• Problem: Give the data below again exactly as written, without its pictures.

• Input for this task:
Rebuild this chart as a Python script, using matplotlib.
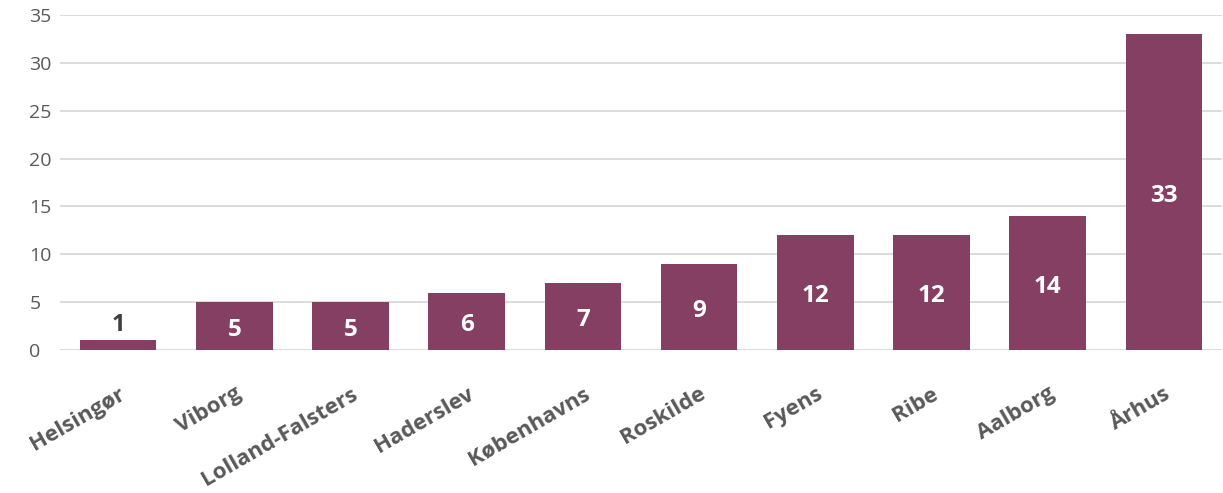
import matplotlib.pyplot as plt

plt.rcParams['font.family'] = ['Open Sans', 'DejaVu Sans']

categories = ["Helsingør", "Viborg", "Lolland-Falsters", "Haderslev", "Københavns",
              "Roskilde", "Fyens", "Ribe", "Aalborg", "Århus"]
values = [1, 5, 5, 6, 7, 9, 12, 12, 14, 33]
y_ticks = [0, 5, 10, 15, 20, 25, 30, 35]

BAR_COLOR = "#843F63"

fig = plt.figure(figsize=(12.23, 4.93), dpi=100)
ax = fig.add_axes([60 / 1223, 1 - 350 / 493, 1162 / 1223, 335 / 493])

x = range(len(categories))
ax.bar(x, values, width=0.66, color=BAR_COLOR, zorder=3)

for i, v in enumerate(values):
    if v < 3:
        ax.text(i, v + 0.4, str(v), ha='center', va='bottom', fontsize=17,
                fontweight='bold', color='#404040', zorder=4)
    else:
        ax.text(i, v / 2 - 0.4, str(v), ha='center', va='center', fontsize=17.5,
                fontweight='bold', color='white', zorder=4)

ax.set_xlim(-0.5, len(categories) - 0.5)
ax.set_ylim(0, 35)
ax.set_yticks(y_ticks)
ax.yaxis.grid(True, color='#d9d9d9', linewidth=1.3, zorder=0)
ax.set_axisbelow(True)
for s in ax.spines.values():
    s.set_visible(False)

ax.tick_params(axis='both', length=0)
ax.tick_params(axis='y', labelsize=14, labelcolor='#595959', pad=22)
ax.set_xticks(list(x))
ax.set_xticklabels(categories, rotation=30, ha='right', rotation_mode='anchor',
                   fontsize=16, fontweight='bold', color='#595959')
ax.tick_params(axis='x', pad=24)
for lbl in ax.get_yticklabels():
    lbl.set_horizontalalignment('left')

fig.savefig("out.png", dpi=100)
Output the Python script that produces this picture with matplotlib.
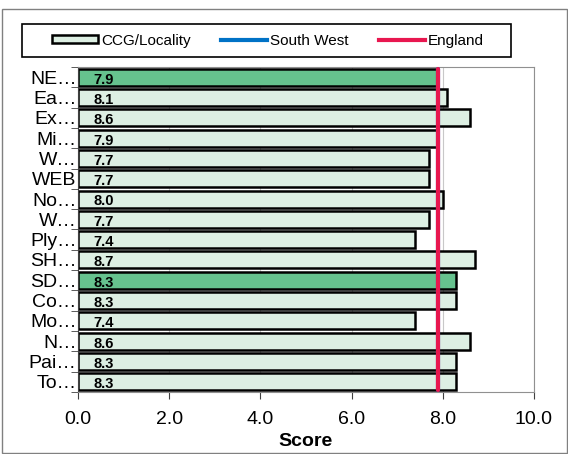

• Problem solution:
Rebuild this chart as a Python script, using matplotlib.
import matplotlib.pyplot as plt

plt.rcParams['font.family'] = ['Open Sans', 'DejaVu Sans']

categories = ["Helsingør", "Viborg", "Lolland-Falsters", "Haderslev", "Københavns",
              "Roskilde", "Fyens", "Ribe", "Aalborg", "Århus"]
values = [1, 5, 5, 6, 7, 9, 12, 12, 14, 33]
y_ticks = [0, 5, 10, 15, 20, 25, 30, 35]

BAR_COLOR = "#843F63"

fig = plt.figure(figsize=(12.23, 4.93), dpi=100)
ax = fig.add_axes([60 / 1223, 1 - 350 / 493, 1162 / 1223, 335 / 493])

x = range(len(categories))
ax.bar(x, values, width=0.66, color=BAR_COLOR, zorder=3)

for i, v in enumerate(values):
    if v < 3:
        ax.text(i, v + 0.4, str(v), ha='center', va='bottom', fontsize=17,
                fontweight='bold', color='#404040', zorder=4)
    else:
        ax.text(i, v / 2 - 0.4, str(v), ha='center', va='center', fontsize=17.5,
                fontweight='bold', color='white', zorder=4)

ax.set_xlim(-0.5, len(categories) - 0.5)
ax.set_ylim(0, 35)
ax.set_yticks(y_ticks)
ax.yaxis.grid(True, color='#d9d9d9', linewidth=1.3, zorder=0)
ax.set_axisbelow(True)
for s in ax.spines.values():
    s.set_visible(False)

ax.tick_params(axis='both', length=0)
ax.tick_params(axis='y', labelsize=14, labelcolor='#595959', pad=22)
ax.set_xticks(list(x))
ax.set_xticklabels(categories, rotation=30, ha='right', rotation_mode='anchor',
                   fontsize=16, fontweight='bold', color='#595959')
ax.tick_params(axis='x', pad=24)
for lbl in ax.get_yticklabels():
    lbl.set_horizontalalignment('left')

fig.savefig("out.png", dpi=100)
Output the Python script that produces this picture with matplotlib.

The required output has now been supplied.